» Supplied information
◇ ◇ ◇

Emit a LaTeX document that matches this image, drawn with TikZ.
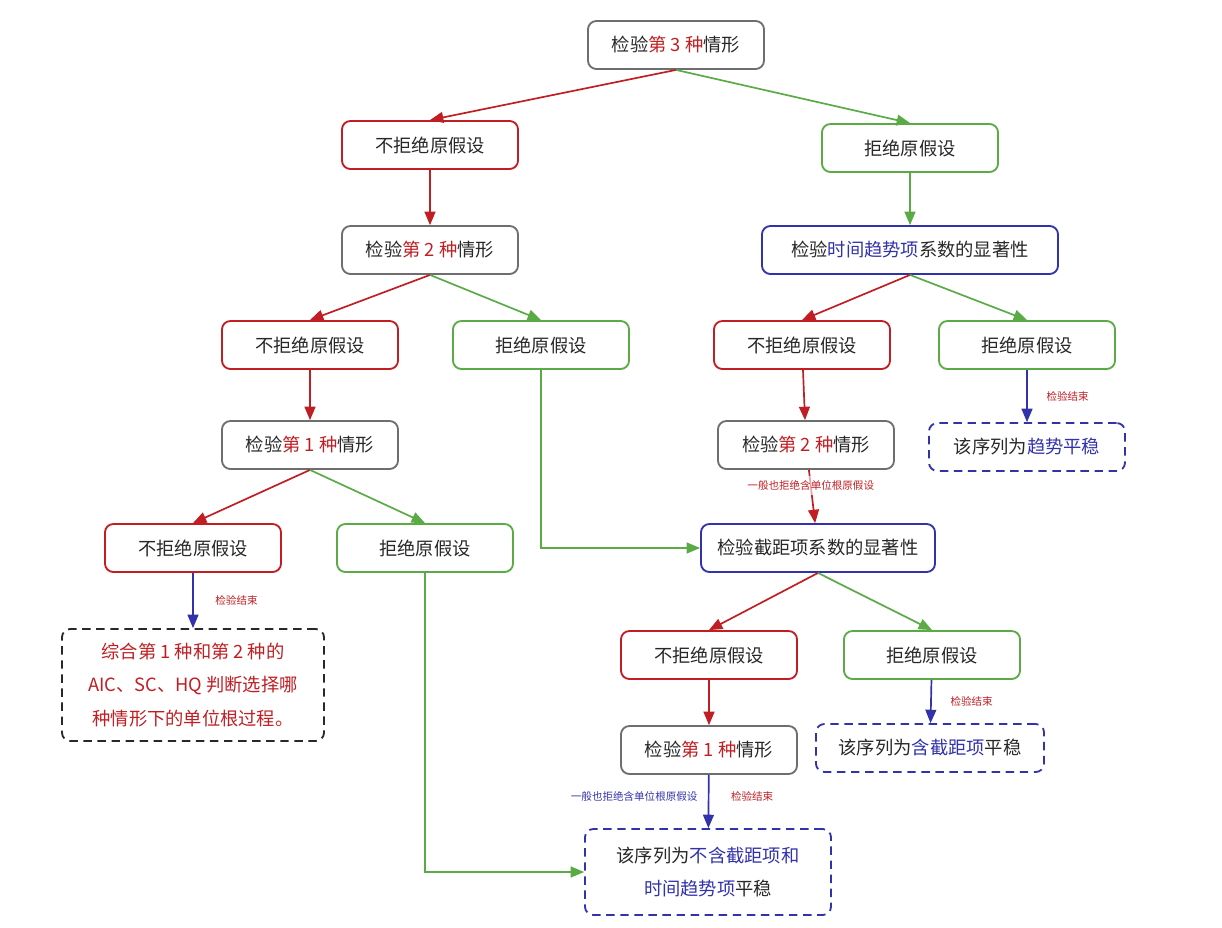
\documentclass[tikz,border=0pt]{standalone}
\usepackage{fontspec}
\setmainfont{Noto Sans CJK SC}
\usepackage{tikz}
\usetikzlibrary{arrows, positioning, calc}
\definecolor{cred}{RGB}{192,30,35}
\definecolor{cgreen}{RGB}{90,170,70}
\definecolor{cblue}{RGB}{50,50,170}
\definecolor{cgray}{RGB}{110,110,110}
\definecolor{ctext}{RGB}{40,40,40}
\tikzstyle{box} = [rectangle, rounded corners=6pt, line width=1.3pt, text centered, text=ctext, font=\fontsize{13}{16}\selectfont, minimum height=1.2cm]
\tikzstyle{test} = [box, draw=cgray, minimum width=4.4cm]
\tikzstyle{keep} = [box, draw=cred, minimum width=4.4cm]
\tikzstyle{reject} = [box, draw=cgreen, minimum width=4.4cm]
\tikzstyle{signif} = [box, draw=cblue]
\tikzstyle{result} = [box, draw=cblue, dashed, dash pattern=on 6pt off 4pt]
\tikzstyle{arrow} = [line width=1.2pt,->,>=triangle 45]
\tikzstyle{note} = [font=\fontsize{7.5}{9}\selectfont]
\newcommand{\hl}[1]{\textcolor{cred}{#1}}
\newcommand{\hb}[1]{\textcolor{cblue}{#1}}

\begin{document}
\begin{tikzpicture}[x=0.025cm, y=-0.025cm]
\useasboundingbox (0,0) rectangle (1222,927);

% Nodes
\node (t3) [test] at (676,45) {检验\hl{第 3 种}情形};
\node (n1) [keep] at (430,145) {不拒绝原假设};
\node (r1) [reject] at (910,148) {拒绝原假设};
\node (t2a) [test] at (430,250) {检验\hl{第 2 种}情形};
\node (trend) [signif, minimum width=7.4cm] at (910,250) {检验\hb{时间趋势项}系数的显著性};
\node (n2) [keep] at (310,345) {不拒绝原假设};
\node (r2) [reject] at (541,345) {拒绝原假设};
\node (n3) [keep] at (802,345) {不拒绝原假设};
\node (r3) [reject] at (1027,345) {拒绝原假设};
\node (t1a) [test] at (310,445) {检验\hl{第 1 种}情形};
\node (t2b) [test] at (806,445) {检验\hl{第 2 种}情形};
\node (end1) [result, minimum width=4.9cm] at (1027,447) {该序列为\hb{趋势平稳}};
\node (n4) [keep] at (193,548) {不拒绝原假设};
\node (r4) [reject] at (425,548) {拒绝原假设};
\node (icpt) [signif, minimum width=5.85cm] at (818,548) {检验截距项系数的显著性};
\node (mix) [result, draw=ctext, minimum width=6.55cm, minimum height=2.8cm, text=cred, align=center, font=\fontsize{13}{24}\selectfont] at (193,685) {综合第 1 种和第 2 种的\\AIC、SC、HQ 判断选择哪\\种情形下的单位根过程。};
\node (n5) [keep] at (709,655) {不拒绝原假设};
\node (r5) [reject] at (932,655) {拒绝原假设};
\node (t1b) [test] at (709,750) {检验\hl{第 1 种}情形};
\node (end2) [result, minimum width=5.7cm] at (930,748) {该序列为\hb{含截距项}平稳};
\node (end3) [result, minimum width=6.15cm, minimum height=2.15cm, align=center, font=\fontsize{13}{24}\selectfont] at (708,872) {该序列为\hb{不含截距项和}\\\hb{时间趋势项}平稳};

% Arrows
\draw [arrow, cred] (t3.south) -- (n1.north);
\draw [arrow, cgreen] (t3.south) -- (r1.north);
\draw [arrow, cred] (n1) -- (t2a);
\draw [arrow, cgreen] (r1) -- (trend);
\draw [arrow, cred] (t2a.south) -- (n2.north);
\draw [arrow, cgreen] (t2a.south) -- (r2.north);
\draw [arrow, cred] (trend.south) -- (n3.north);
\draw [arrow, cgreen] (trend.south) -- (r3.north);
\draw [arrow, cred] (n2) -- (t1a);
\draw [arrow, cred] (n3) -- (t2b);
\draw [arrow, cblue] (r3) -- node[note, right=10pt, text=cred] {检验结束} (end1);
\draw [arrow, cred] (t1a.south) -- (n4.north);
\draw [arrow, cgreen] (t1a.south) -- (r4.north);
\draw [arrow, cred] (t2b) -- node[note, pos=0.3, fill=white, fill opacity=0.6, text opacity=1] {一般也拒绝含单位根原假设} (icpt);
\draw [arrow, cgreen] (r2.south) |- (icpt.west);
\draw [arrow, cblue] (n4) -- node[note, right=12pt, text=cred] {检验结束} (mix);
\draw [arrow, cred] (icpt.south) -- (n5.north);
\draw [arrow, cgreen] (icpt.south) -- (r5.north);
\draw [arrow, cred] (n5) -- (t1b);
\draw [arrow, cblue] (r5) -- node[note, right=10pt, text=cred] {检验结束} (end2);
\draw [arrow, cblue] (t1b) -- node[note, left=4pt, pos=0.4] {一般也拒绝含单位根原假设} node[note, right=12pt, pos=0.4, text=cred] {检验结束} (end3);
\draw [arrow, cgreen] (r4.south) |- (end3.west);

\end{tikzpicture}
\end{document}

◇ ◇ ◇

» Written task
From the first line of the material down to the line containing "(0,0) rectangle (1222,927);", inclusive, return each line exactly, skipping any picture.

» Reply
Emit a LaTeX document that matches this image, drawn with TikZ.
\documentclass[tikz,border=0pt]{standalone}
\usepackage{fontspec}
\setmainfont{Noto Sans CJK SC}
\usepackage{tikz}
\usetikzlibrary{arrows, positioning, calc}
\definecolor{cred}{RGB}{192,30,35}
\definecolor{cgreen}{RGB}{90,170,70}
\definecolor{cblue}{RGB}{50,50,170}
\definecolor{cgray}{RGB}{110,110,110}
\definecolor{ctext}{RGB}{40,40,40}
\tikzstyle{box} = [rectangle, rounded corners=6pt, line width=1.3pt, text centered, text=ctext, font=\fontsize{13}{16}\selectfont, minimum height=1.2cm]
\tikzstyle{test} = [box, draw=cgray, minimum width=4.4cm]
\tikzstyle{keep} = [box, draw=cred, minimum width=4.4cm]
\tikzstyle{reject} = [box, draw=cgreen, minimum width=4.4cm]
\tikzstyle{signif} = [box, draw=cblue]
\tikzstyle{result} = [box, draw=cblue, dashed, dash pattern=on 6pt off 4pt]
\tikzstyle{arrow} = [line width=1.2pt,->,>=triangle 45]
\tikzstyle{note} = [font=\fontsize{7.5}{9}\selectfont]
\newcommand{\hl}[1]{\textcolor{cred}{#1}}
\newcommand{\hb}[1]{\textcolor{cblue}{#1}}

\begin{document}
\begin{tikzpicture}[x=0.025cm, y=-0.025cm]
\useasboundingbox (0,0) rectangle (1222,927);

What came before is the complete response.